Combined, I believe these three plots demonstrate the lack of correlation between Graduation Rate and Revenue per Student. In my time working on this data exploration, I’ve shared this surprising finding with some of my friends, most of whom were skeptical of my claim since intuition suggests a relationship would exist. I would think that were I to show them these plots, they would be more convinced that the lack of a relationship between the two variables is, in deed, true.

Reflection

Conclusions

At every step of my analysis of the hypothesis variables and their relationship to Graduation Rates, I became more convinced of the lack of influence that they had on Graduation Rates. Even though my initial intuition was that they would be very important, the data did not show this relationship. The best data analysis confronts our incorrect assumptions, so in that sense, my analysis was very successful.

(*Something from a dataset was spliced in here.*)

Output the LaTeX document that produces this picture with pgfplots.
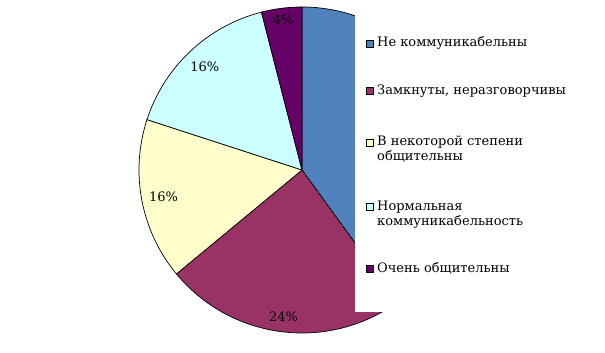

I found it very difficult to visualize the lack of a relationship as opposed to visualizing the presence of a relationship, but I think that, even though not all of my attempts were successful, my analysis as a whole showed this lack of relationship.

I think the most successful graphs were the scatterplots with regression models since they showed each hypothesis variable and its complicated relationship with Graduation Rate.

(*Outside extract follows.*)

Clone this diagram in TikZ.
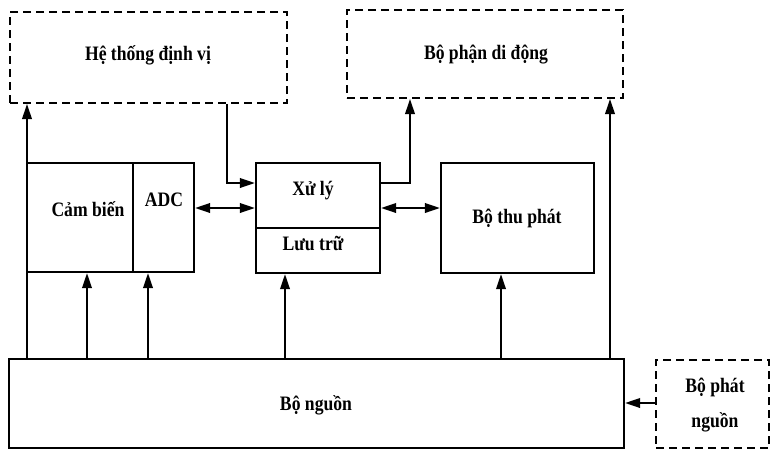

Also, I was really happy with my multivariate analysis where I highlighted each state one by one. These plots combined all of my hypothesis variables into one graph per state, and comparing these plots showed how you couldn’t really make a guess at how the state would rank with respect to its average Graduation Rate just giving its distribution on that plot. One thing I would do if I continued work on this project would be to make an interactive version of these plots, allowing a user to select which state to highlight.

Further Analysis

Additionally, if I had more time to devote ot this analysis, I would like to examine state by state education laws that might account for some of the difference I observed. For example, some schools have incentives for schools to keep their class sizes under a certain threshold, which would affect that state’s Pupil/Teacher Ratio.

Also, there are many other features of each school that might be better predictors than the three hypothesis variables I chose, so I would love to look at those other features to see if some combination of them explained why a particular school did well at getting students to graduate.

Lessons

  1. When finding a data set, raw data is much easier to work with than aggregate data (graduation rate ranges in my case due to FERPA)
  2. Check important variables at the beginning of your EDA, because sometimes the values are very off, and you need to figure out what’s going wrong before you start incorporating those variables into visualizations and summaries. I was actually very far into my analysis before I realized that I was computing Revenue per Student incorrectly, which caused me to have to redo some of my analysis.
  3. Showing the lack of a relationship is harder than showing the presence of a relationship, but I still find that my analysis was worthwhile because the unlearning of incorrect relationships is just as important as the learning of true relationships.
  4. A lot of domain knowledge is needed to do a proper analysis of the data. I learned so much about the education system in this analysis, and I’m sure there are many things I don’t know about the U.S. education system that would have greatly improved my analysis. I look forward to further researching this domain to be better able to interpret its data.